Christian Bobin n’hésite pas à unir la géométrie à ses pensées à travers les mouvements d’un compas pour saisir la force de volonté nécessaire pour arriver à la perfection : « Les âmes sont des compas dont la pointe tremble à l’instant de se planter. Seuls les saints en tracent le cercle parfait. » (p. 119)

Il nous présente les fous comme « des trésors vivants ». (p. 133) Selon sa propre pensée, nous sommes plus écervelés que ceux que nous jugeons d’après notre manière de vivre. Il nous propose de revoir l’échelle de nos valeurs et jugements envers ceux qui ne sont pas comme nous.

Il fait revivre la poésie, si délaissée actuellement et nous montrer son importance en lien avec le cosmos et la l’amour : « Car c’est être poète que regarder la vie et la mort en face, et réveiller les étoiles dans le néant des cœurs. » (p. 153)

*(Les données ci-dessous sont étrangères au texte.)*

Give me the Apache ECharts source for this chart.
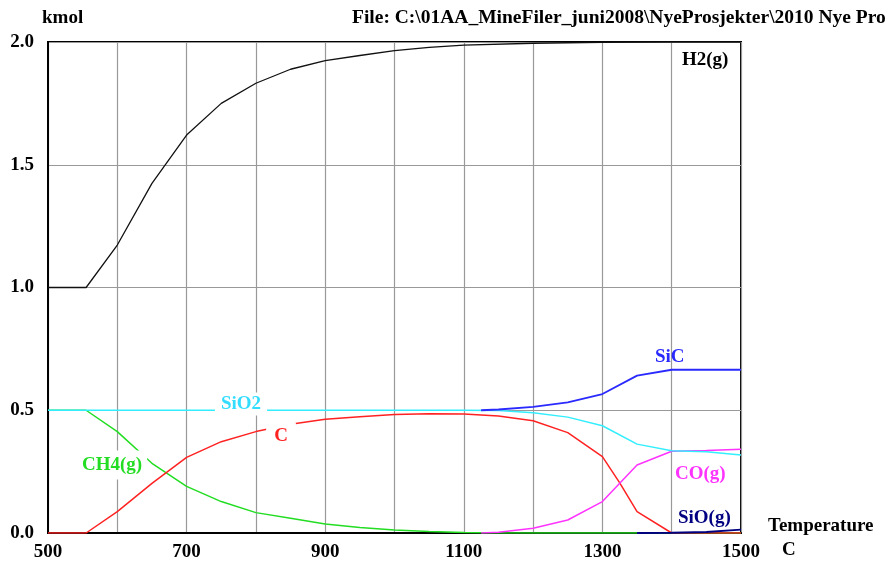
<!DOCTYPE html>
<html>
<head>
<meta charset="utf-8">
<script src="https://cdn.jsdelivr.net/npm/echarts@6/dist/echarts.min.js"></script>
<style>
html,body{margin:0;padding:0;background:#fff;}
#chart{width:888px;height:563px;}
</style>
</head>
<body>
<div id="chart"></div>
<script>
// ---- data (temperature in C, amount in kmol) ----
const h2T  = [500, 555, 600, 650, 700, 750, 800, 850, 900, 950, 1000, 1050, 1100, 1200, 1300, 1400, 1500];
const h2   = [1.0, 1.0, 1.173, 1.424, 1.621, 1.75, 1.832, 1.889, 1.924, 1.945, 1.965, 1.978, 1.987, 1.995, 1.999, 2.0, 2.0];

const ch4T = [500, 555, 600, 650, 700, 750, 800, 850, 900, 950, 1000, 1050, 1100, 1150, 1200, 1300, 1400, 1500];
const ch4  = [0.5, 0.5, 0.413, 0.284, 0.19, 0.128, 0.083, 0.06, 0.037, 0.022, 0.012, 0.006, 0.002, 0, 0, 0, 0, 0];

const cT   = [500, 555, 600, 650, 700, 750, 800, 850, 900, 950, 1000, 1050, 1100, 1150, 1200, 1250, 1300, 1325, 1350, 1400, 1450, 1500];
const c    = [0, 0, 0.087, 0.202, 0.308, 0.372, 0.413, 0.443, 0.463, 0.474, 0.483, 0.486, 0.485, 0.477, 0.457, 0.409, 0.311, 0.204, 0.087, 0, 0, 0];

const sio2T = [500, 1100, 1150, 1200, 1250, 1300, 1350, 1400, 1450, 1500];
const sio2  = [0.5, 0.5, 0.499, 0.49, 0.472, 0.437, 0.362, 0.335, 0.331, 0.318];

const sicT = [1125, 1150, 1200, 1250, 1300, 1350, 1400, 1450, 1500];
const sic  = [0.5, 0.503, 0.514, 0.532, 0.566, 0.641, 0.665, 0.665, 0.665];

const coT  = [1125, 1150, 1200, 1250, 1300, 1350, 1400, 1450, 1500];
const co   = [0, 0.003, 0.019, 0.053, 0.128, 0.277, 0.333, 0.336, 0.341];

const sioT = [1350, 1400, 1450, 1500];
const sio  = [0, 0.001, 0.004, 0.014];

const xTickLabels = [500, 700, 900, 1100, 1300, 1500];

function pairs(xs, ys) { return xs.map((x, i) => [x, ys[i]]); }

const FONT = 'bold 19px "Liberation Serif", "Times New Roman", serif';
const TITLE_FONT = 'bold 19.5px "Liberation Serif", "Times New Roman", serif';
const chart = echarts.init(document.getElementById('chart'), null, {renderer: 'canvas'});

function mkLine(name, xs, ys, color, width, z) {
  return {
    name: name, type: 'line', data: pairs(xs, ys), showSymbol: false, symbol: 'none',
    lineStyle: {color: color, width: width}, itemStyle: {color: color},
    z: z, animation: false, silent: true
  };
}

function label(text, x, y, color, opts) {
  opts = opts || {};
  return {
    type: 'text', x: x, y: y, z: 100, zlevel: 0, silent: true,
    style: Object.assign({
      text: text, fill: color, font: opts.font || FONT,
      textAlign: opts.align || 'left', textVerticalAlign: 'middle'
    }, opts.bg ? {backgroundColor: '#fff', padding: opts.pad || [2, 4]} : {})
  };
}

chart.setOption({
  animation: false,
  backgroundColor: '#fff',
  grid: {left: 48, right: 147, top: 42, bottom: 30, show: true, borderColor: '#000', borderWidth: 2, backgroundColor: 'transparent'},
  xAxis: {
    type: 'value', min: 500, max: 1500, interval: 100,
    axisLine: {show: true, lineStyle: {color: '#000', width: 2}},
    axisTick: {show: false},
    splitLine: {show: true, lineStyle: {color: '#999', width: 1.2}},
    axisLabel: {
      show: true, showMinLabel: true, showMaxLabel: true, margin: 10,
      color: '#000', fontFamily: '"Liberation Serif", serif', fontWeight: 'bold', fontSize: 19,
      formatter: v => (xTickLabels.indexOf(v) >= 0 ? String(v) : '')
    }
  },
  yAxis: {
    type: 'value', min: 0, max: 2, interval: 0.5,
    axisLine: {show: true, lineStyle: {color: '#000', width: 2}},
    axisTick: {show: false},
    splitLine: {show: true, lineStyle: {color: '#999', width: 1.2}},
    axisLabel: {
      show: true, margin: 14,
      color: '#000', fontFamily: '"Liberation Serif", serif', fontWeight: 'bold', fontSize: 19,
      formatter: v => v.toFixed(1)
    }
  },
  series: [
    mkLine('CH4(g)', ch4T, ch4, '#22dd22', 1.5, 3),
    mkLine('C', cT, c, '#ff2222', 1.5, 4),
    mkLine('H2(g)', h2T, h2, '#111111', 1.3, 5),
    mkLine('CO(g)', coT, co, '#ff33ff', 1.5, 6),
    mkLine('SiO2', sio2T, sio2, '#33eeff', 1.5, 7),
    mkLine('SiC', sicT, sic, '#2a2aff', 1.8, 8),
    mkLine('SiO(g)', sioT, sio, '#000080', 1.8, 9)
  ],
  graphic: [
    label('kmol', 42, 18, '#000'),
    label('File: C:\\01AA_MineFiler_juni2008\\NyeProsjekter\\2010 Nye Pro', 352, 18, '#000', {font: TITLE_FONT}),
    label('H2(g)', 682, 60, '#000'),
    label('SiO2', 241, 404, '#33ddff', {align: 'center', bg: true, pad: [2, 6]}),
    label('C', 281, 436, '#ff2222', {align: 'center', bg: true, pad: [6, 8, 2, 8]}),
    label('CH4(g)', 81, 465, '#22dd22', {bg: true, pad: [8, 5, 2, 1]}),
    label('SiC', 655, 357, '#2a2aff'),
    label('CO(g)', 675, 474, '#ff33ff'),
    label('SiO(g)', 678, 518, '#000080'),
    label('Temperature', 768, 526, '#000'),
    label('C', 782, 550, '#000')
  ]
});
</script>
</body>
</html>
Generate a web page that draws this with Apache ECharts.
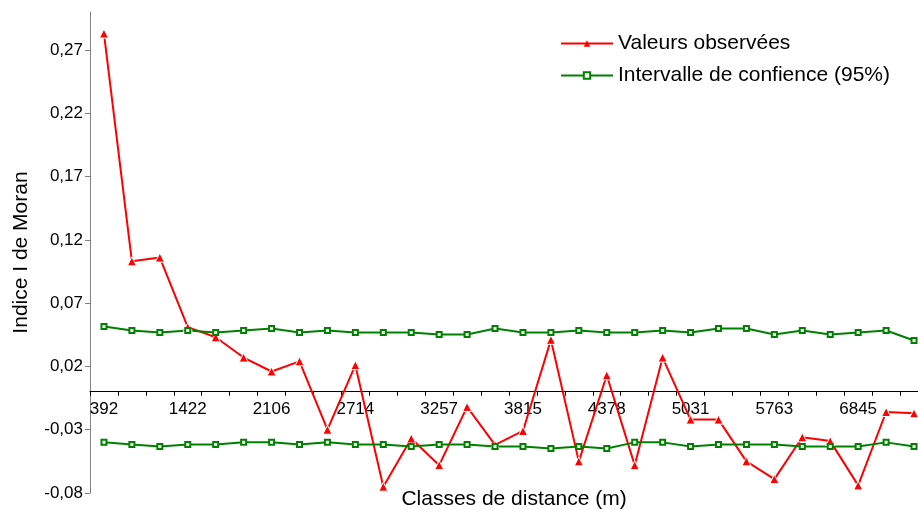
<!DOCTYPE html>
<html>
<head>
<meta charset="utf-8">
<script src="https://cdn.jsdelivr.net/npm/echarts@6/dist/echarts.min.js"></script>
<style>html,body{margin:0;padding:0;background:#fff}#c{width:918px;height:510px}</style>
</head>
<body>
<div id="c"></div>
<script>
// Distance classes (only every third label is printed on the chart)
var categories = ['392','','','1422','','','2106','','','2714','','','3257','','','3815','','','4378','','','5031','','','5763','','','6845','',''];
// Observed Moran's I values
var observed = [0.283,0.103,0.106,0.051,0.043,0.027,0.016,0.024,-0.030,0.021,
                -0.075,-0.037,-0.058,-0.012,-0.042,-0.031,0.041,-0.055,0.013,-0.058,
                0.027,-0.022,-0.022,-0.055,-0.069,-0.036,-0.039,-0.074,-0.016,-0.017];
// 95% confidence interval, upper bound
var ciUpper = [0.0516,0.0484,0.0468,0.0484,0.0468,0.0484,0.0500,0.0468,0.0484,0.0468,
               0.0468,0.0468,0.0452,0.0452,0.0500,0.0468,0.0468,0.0484,0.0468,0.0468,
               0.0484,0.0468,0.0500,0.0500,0.0452,0.0484,0.0452,0.0468,0.0484,0.0405];
// 95% confidence interval, lower bound
var ciLower = [-0.0400,-0.0416,-0.0432,-0.0416,-0.0416,-0.0400,-0.0400,-0.0416,-0.0400,-0.0416,
               -0.0416,-0.0432,-0.0416,-0.0416,-0.0432,-0.0432,-0.0448,-0.0432,-0.0448,-0.0400,
               -0.0400,-0.0432,-0.0416,-0.0416,-0.0416,-0.0432,-0.0432,-0.0432,-0.0400,-0.0432];
// Y tick values
var yTicks = [-0.08,-0.03,0.02,0.07,0.12,0.17,0.22,0.27];
var yMin = -0.08, yMax = 0.30;

var FONT = '"Liberation Sans", Arial, sans-serif';
var W = 918, H = 510, gTop = 12, gBottom = 17;
var gridH = H - gTop - gBottom;
// the category axis crosses the value axis at 0
var xOffset = -gridH * (0 - yMin) / (yMax - yMin);

var chart = echarts.init(document.getElementById('c'), null, {renderer:'canvas'});
var fmt = function(v){ return v.toFixed(2).replace('.', ','); };
chart.setOption({
  animation: false,
  backgroundColor: '#fff',
  textStyle: {fontFamily: FONT},
  grid: {left: 90, right: -10, top: gTop, bottom: gBottom, containLabel: false, outerBoundsMode: 'none'},
  legend: {
    orient: 'vertical', left: 560, top: 33, padding: 0,
    itemWidth: 52, itemHeight: 8, itemGap: 11,
    textStyle: {fontFamily: FONT, fontSize: 21, color: '#000'},
    data: [
      {name: 'Valeurs observées', itemStyle: {borderWidth: 0}},
      {name: 'Intervalle de confience (95%)'}
    ]
  },
  xAxis: {
    type: 'category', data: categories, boundaryGap: true,
    offset: xOffset,
    axisLine: {onZero: false, lineStyle: {color: '#000', width: 1}},
    axisTick: {show: true, interval: 0, length: 4, lineStyle: {color: '#000'}},
    axisLabel: {interval: 0, margin: 9, fontSize: 17, color: '#000', fontFamily: FONT},
    splitLine: {show: false},
    name: 'Classes de distance (m)', nameLocation: 'middle', nameGap: 97,
    nameTextStyle: {fontSize: 21, color: '#000', fontFamily: FONT, padding: [0,0,0,10]}
  },
  yAxis: {
    type: 'value', min: yMin, max: yMax, interval: 0.05,
    axisLine: {show: true, lineStyle: {color: '#808080', width: 1}},
    axisTick: {show: true, length: 5, customValues: yTicks, lineStyle: {color: '#808080'}},
    axisLabel: {customValues: yTicks, formatter: fmt, fontSize: 17, color: '#000', margin: 7, fontFamily: FONT},
    splitLine: {show: false},
    name: 'Indice I de Moran', nameLocation: 'middle', nameGap: 58, nameRotate: 90,
    nameTextStyle: {fontSize: 21, color: '#000', fontFamily: FONT}
  },
  series: [
    {
      name: 'Valeurs observées', type: 'line', data: observed,
      symbol: 'triangle', symbolSize: 9,
      lineStyle: {color: '#ff0000', width: 2},
      itemStyle: {color: '#ff0000', borderColor: '#fff', borderWidth: 1}
    },
    {
      name: 'Intervalle de confience (95%)', type: 'line', data: ciUpper,
      symbol: 'emptyRect', symbolSize: 5,
      lineStyle: {color: '#008000', width: 2},
      itemStyle: {color: '#008000', borderWidth: 1.5}
    },
    {
      name: 'Intervalle de confience (95%)', type: 'line', data: ciLower,
      symbol: 'emptyRect', symbolSize: 5,
      lineStyle: {color: '#008000', width: 2},
      itemStyle: {color: '#008000', borderWidth: 1.5}
    }
  ]
});
</script>
</body>
</html>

Il veut vivre d’essentiel par sa parole car elle restitue « le plus précieux à ceux que le monde dépouille. » (p. 170)

Avec lui, nous suivons le chemin des fleurs qui réapparaissent souvent dotées de sentiments, au fil de ce livre. Elles côtoient ceux qui cherchent à monter plus haut. Ils peuvent se heurter à un leurre dangereux : « Une araignée grimpait à sa corde d’argent de l’autre côté de la vitre. Elle filait droit au ciel comme une parole sans prudence. » (p. 178)

Avant de nous envoler nous aussi, partons avec Christian Bobin dans « le bleu du ciel » (p. 179), couleur déjà présente au début de ce livre. Ainsi le cercle parfait est réalisé. À nous d’entendre comme l’auteur, un « rire, le même que celui des fleurs », celui qu’il veut « partager » alors il nous l’offre. (p. 180) Il est présence en ce livre.